Опарин чем-то удивительно располагал к себе. Нет, не эти — конечно, весьма уместные — суждения о бригадах подкупили Николая. Просто в Опарине чувствовалась огромная, честная и прямая сила. Она таилась и в покатых, округлых плечах, обтянутых ватником, в твердой посадке головы, в широком, татарского склада лице, в спокойном, неломком взгляде. А со стороны посмотреть — вовсе не бросается в глаза! Бровей почти нет — два белесых кустика, толстые губы, будто завязанные в углах рта крепкими узлами, сильно раздвоенный, мягкий подбородок…

В парткоме управления советовали приглядеться к этому местному человеку, «помочь выздороветь», как выразился секретарь партбюро. Николай не уточнил тогда род «болезни» Опарина, а теперь недоумевал: об этом ли человеке шла речь?

Между тем, выбрав подходящий момент, Шумихина умоляюще тронул за рукав бригадир плотников Смирнов:

— Сделай божеское дело, Семен Захарыч, возьми у меня этого слона, быка этого, прости господи! Я с ним не бригадир, а одно недоразумение, ей-бо!

— Глыбина, что ли? — догадался Шумихин.

— С ним — хоть плачь!

— Штабель нынче перетаскал, нет?

— Куда, к дьяволу! С полудня опять забарахлил…

Шумихин значительно подмигнул Николаю, покряхтел, снисходительно и в меру поупрямился и наконец согласился взять на свой участок обузу.

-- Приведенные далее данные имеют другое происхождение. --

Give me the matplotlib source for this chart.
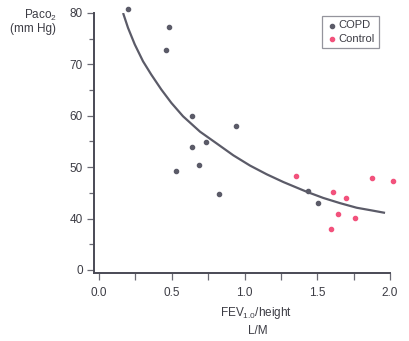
import matplotlib.pyplot as plt
from matplotlib.ticker import MultipleLocator

plt.rcParams['font.family'] = ['Liberation Sans', 'DejaVu Sans']

# COPD patients (FEV1.0/height L/M, PaCO2 mm Hg)
copd_x = [0.20, 0.48, 0.46, 0.64, 0.94, 0.64, 0.735, 0.685, 0.53, 0.825, 1.434, 1.503]
copd_y = [80.7, 77.3, 72.8, 60.0, 58.0, 53.9, 54.9, 50.4, 49.3, 44.7, 45.4, 43.0]

# controls
ctrl_x = [1.356, 1.608, 1.695, 1.64, 1.76, 1.595, 1.874, 2.02]
ctrl_y = [48.2, 45.1, 43.9, 40.8, 40.2, 37.9, 47.8, 47.4]

# trend curve
curve_x = [0.165, 0.199, 0.245, 0.302, 0.359, 0.428, 0.497, 0.577, 0.694,
           0.809, 0.923, 1.038, 1.153, 1.267, 1.428, 1.542, 1.656, 1.771,
           1.870, 1.966]
curve_y = [80.0, 77.1, 73.9, 70.6, 68.0, 65.1, 62.5, 59.9, 56.9,
           54.6, 52.3, 50.3, 48.6, 47.1, 45.2, 44.0, 43.0, 42.1,
           41.6, 41.1]

# y axis is broken: the "0" label sits where 30 would be
ytick_pos = [30, 40, 50, 60, 70, 80]
ytick_lab = ['0', '40', '50', '60', '70', '80']
xtick_pos = [0.0, 0.5, 1.0, 1.5, 2.0]
xtick_lab = ['0.0', '0.5', '1.0', '1.5', '2.0']

gray = '#5b5b68'
pink = '#f2527c'
txt = '#3c3c44'

fig = plt.figure(figsize=(4.09, 3.41), dpi=100)
ax = fig.add_axes([94 / 409, 68 / 341, 296 / 409, 260 / 341])

ax.plot(curve_x, curve_y, color=gray, lw=1.6, solid_capstyle='butt',
        solid_joinstyle='round', zorder=2)
ax.scatter(copd_x, copd_y, s=9, color=gray, zorder=3, label='COPD', clip_on=False)
ax.scatter(ctrl_x, ctrl_y, s=9, color=pink, zorder=3, label='Control', clip_on=False)

ax.set_xlim(-0.035, 2.0)
ax.set_ylim(29.4, 80)

ax.set_xticks(xtick_pos)
ax.set_xticklabels(xtick_lab)
ax.xaxis.set_minor_locator(MultipleLocator(0.25))
ax.set_yticks(ytick_pos)
ax.set_yticklabels(ytick_lab)
ax.yaxis.set_minor_locator(MultipleLocator(5))

for s in ['top', 'right']:
    ax.spines[s].set_visible(False)
for s in ['left', 'bottom']:
    ax.spines[s].set_color('#4a4a55')
    ax.spines[s].set_linewidth(1.4)

ax.tick_params(axis='both', which='both', color='#6a6a74', width=0.9,
               labelcolor=txt, labelsize=8.5, direction='out')
ax.tick_params(axis='y', which='major', length=5, pad=3)
ax.tick_params(axis='y', which='minor', length=3.5)
ax.tick_params(axis='x', which='major', length=5, pad=5)
ax.tick_params(axis='x', which='minor', length=5)

fig.text(57 / 409, 1 - 15 / 341, r'Pa$\mathregular{co_2}$', ha='right', va='center',
         fontsize=8.5, color=txt)
fig.text(56 / 409, 1 - 29 / 341, '(mm Hg)', ha='right', va='center',
         fontsize=8.5, color=txt)
fig.text(256 / 409, 1 - 313 / 341, r'FEV$_{\mathregular{1.0}}$/height', ha='center',
         va='center', fontsize=8.5, color=txt)
fig.text(258 / 409, 1 - 331 / 341, 'L/M', ha='center', va='center',
         fontsize=8.5, color=txt)

leg = ax.legend(loc='upper left', bbox_to_anchor=(322 / 409, 1 - 16 / 341),
                bbox_transform=fig.transFigure, frameon=True, fancybox=False,
                fontsize=8, handletextpad=0.1, handlelength=1.0, borderpad=0.4,
                labelspacing=0.3, markerscale=1.0, borderaxespad=0)
leg.get_frame().set_edgecolor('#7a7a84')
leg.get_frame().set_linewidth(0.9)
for t in leg.get_texts():
    t.set_color(txt)

fig.savefig('out.png', dpi=100)
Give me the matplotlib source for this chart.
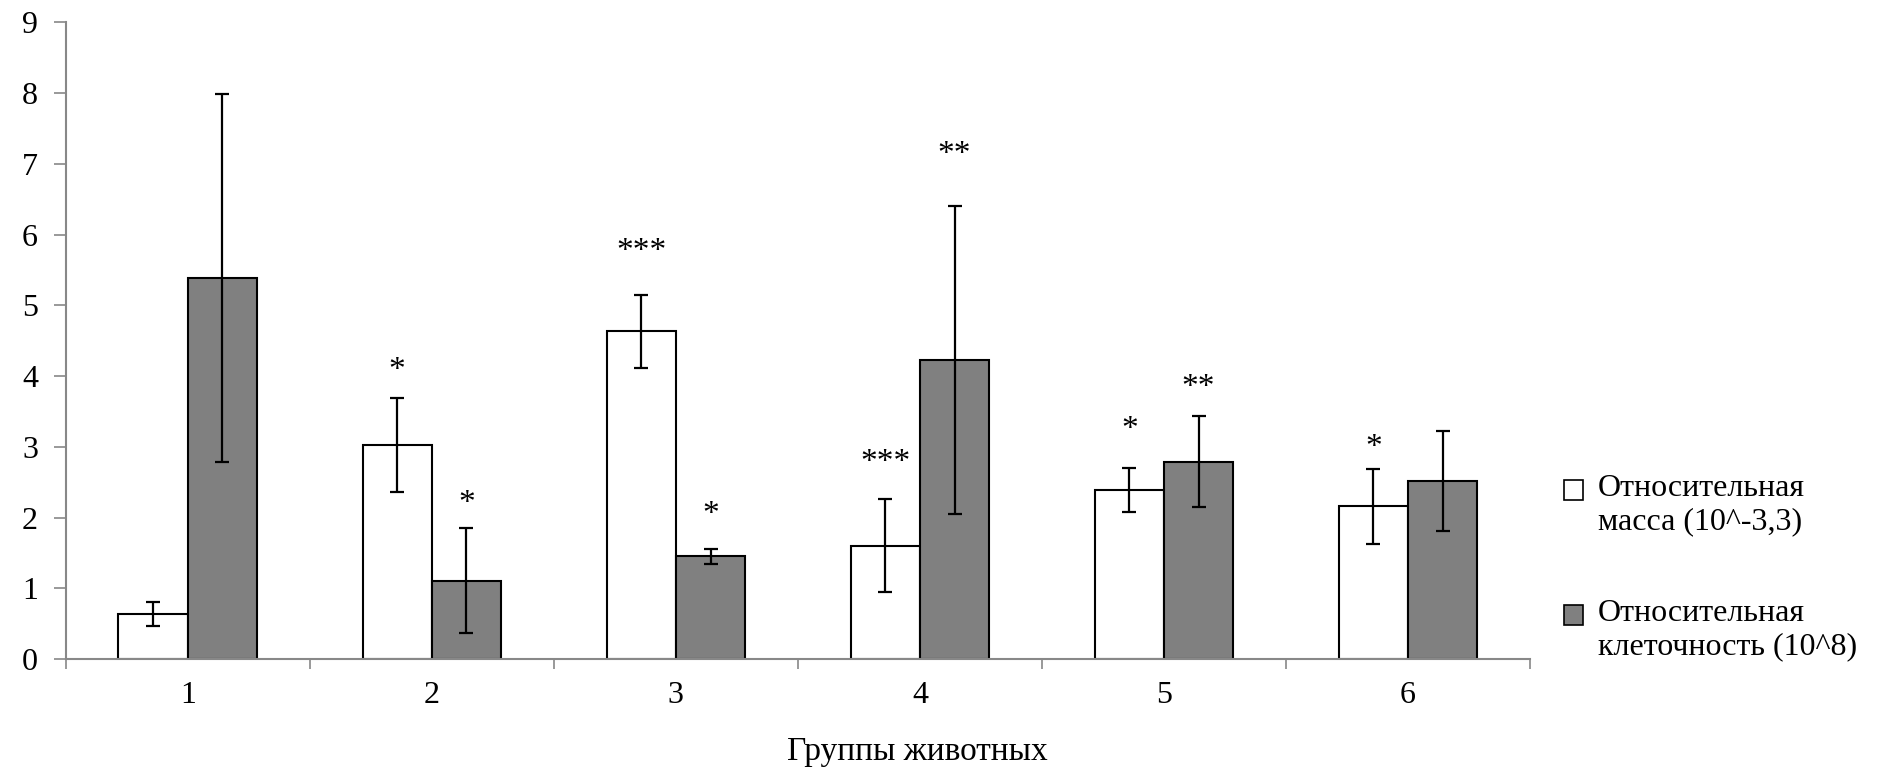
import matplotlib
matplotlib.use('Agg')
import matplotlib.pyplot as plt
from matplotlib.patches import Patch
import numpy as np

plt.rcParams['font.family'] = ['Liberation Serif', 'DejaVu Serif']

groups = ['1', '2', '3', '4', '5', '6']
mass = [0.63, 3.03, 4.63, 1.60, 2.39, 2.16]
mass_err = [0.17, 0.665, 0.51, 0.655, 0.315, 0.53]
cells = [5.38, 1.11, 1.45, 4.23, 2.79, 2.52]
cells_err = [2.6, 0.74, 0.105, 2.18, 0.64, 0.71]

# significance marks and the height they sit at
mass_marks = ['', '*', '***', '***', '*', '*']
mass_mark_y = [0, 4.08, 5.76, 2.77, 3.24, 2.98]
cells_marks = ['', '*', '*', '**', '**', '']
cells_mark_y = [0, 2.2, 2.04, 7.13, 3.83, 0]

mass_label = 'Относительная\nмасса (10^-3,3)'
cells_label = 'Относительная\nклеточность (10^8)'

fig = plt.figure(figsize=(18.95, 7.69), dpi=100)
ax = fig.add_axes([0.0347, 0.143, 0.7727, 0.828])

x = np.arange(1, len(groups) + 1)
w = 0.284
err_kw = dict(ecolor='black', elinewidth=1.6, capsize=5, capthick=1.6)
ax.bar(x - w / 2, mass, w, yerr=mass_err, color='white', edgecolor='black',
       linewidth=1.5, error_kw=err_kw, zorder=2)
ax.bar(x + w / 2, cells, w, yerr=cells_err, color='#808080', edgecolor='black',
       linewidth=1.5, error_kw=err_kw, zorder=2)

for i in range(len(groups)):
    if mass_marks[i]:
        ax.text(x[i] - w / 2, mass_mark_y[i], mass_marks[i], ha='center',
                va='center', fontsize=24)
    if cells_marks[i]:
        ax.text(x[i] + w / 2, cells_mark_y[i], cells_marks[i], ha='center',
                va='center', fontsize=24)

ax.set_xlim(0.5, len(groups) + 0.5)
ax.set_ylim(0, 9)
ax.set_yticks(range(0, 10))
ax.set_xticks(np.arange(0.5, len(groups) + 1, 1))
ax.set_xticklabels([])
ax.set_xticks(x, minor=True)
ax.set_xticklabels(groups, minor=True)

for s in ['top', 'right']:
    ax.spines[s].set_visible(False)
for s in ['left', 'bottom']:
    ax.spines[s].set_color('#888888')
    ax.spines[s].set_linewidth(1.5)
ax.tick_params(axis='y', direction='out', length=9, width=1.2, color='#888888',
               labelsize=23, pad=11)
ax.tick_params(axis='x', which='major', direction='out', length=7, width=1.2,
               color='#888888')
ax.tick_params(axis='x', which='minor', length=0, labelsize=23, pad=15.5)

fig.text(917 / 1895, 1 - 752 / 769, 'Группы животных', ha='center', va='center',
         fontsize=24)

fs = 23
handles = [Patch(facecolor='white', edgecolor='black', linewidth=1.2),
           Patch(facecolor='#808080', edgecolor='black', linewidth=1.2)]
leg = fig.legend(handles, [mass_label, cells_label], loc='upper left',
                 bbox_to_anchor=(0.817, 0.404), frameon=False, fontsize=fs,
                 handlelength=0.6, handleheight=0.6, handletextpad=0.45,
                 labelspacing=1.95, borderpad=0)
for p in leg.get_patches():
    p.set_y(p.get_y() + fs * 0.47)

fig.savefig('out.png', dpi=100)
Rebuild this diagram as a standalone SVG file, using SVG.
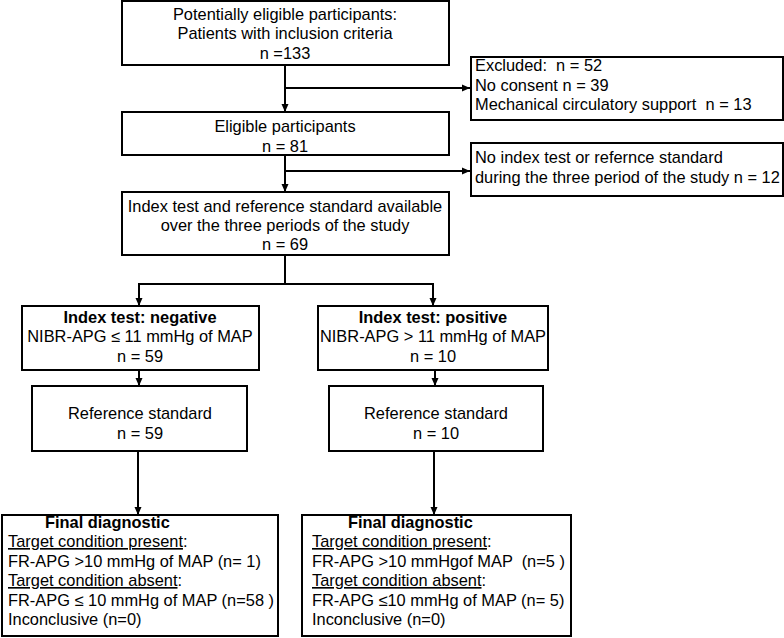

— Что же с вами делать… Не можете влиять, — сказал он, зачем-то записывая на клочке бумаги фамилию Глыбина кривыми и крупными буквами. Почерк его показался Николаю знакомым. Не Шумихин ли нумеровал пикеты трассы на еловых затесах? Там цифры подходили, правда, к материалу, казались не столь уродливыми.

Шумихин сунул бумажку в карман, приказал Опарину:

— Илья, струмент ночью перебрось с делянки на Пожму, где сосна с расщепом — с летней грозы, помнишь?..

— Сколько бригад в лесу оставляете? — спросил Николай.

— Три.

— Еще одну снять и расчистить место под большой дом, недалеко от буровой. Комнат на двадцать, — сказал Николай. Это было единственное дополнение ко всей разнарядке, составленной Шумихиным.

Разошлись поздно. В углу около своей, единственной одноярусной, койки во всем общежитии Николай писал срочное отношение в комбинат. Рассохшийся стол скрипел и покачивался под локтями, керосиновая лампешка тускло освещала листки из ученической тетради:

«…Завтра начинаем строительство первой вышки на точке № 1, установленной в ГРО. Необходимо выслать в район Пожмы на время весенней распутицы… (следовал длинный перечень стройдеталей и оборудования). Кроме того, нужно заблаговременно обеспечить бригады бродовыми сапогами и брезентовыми спецовками.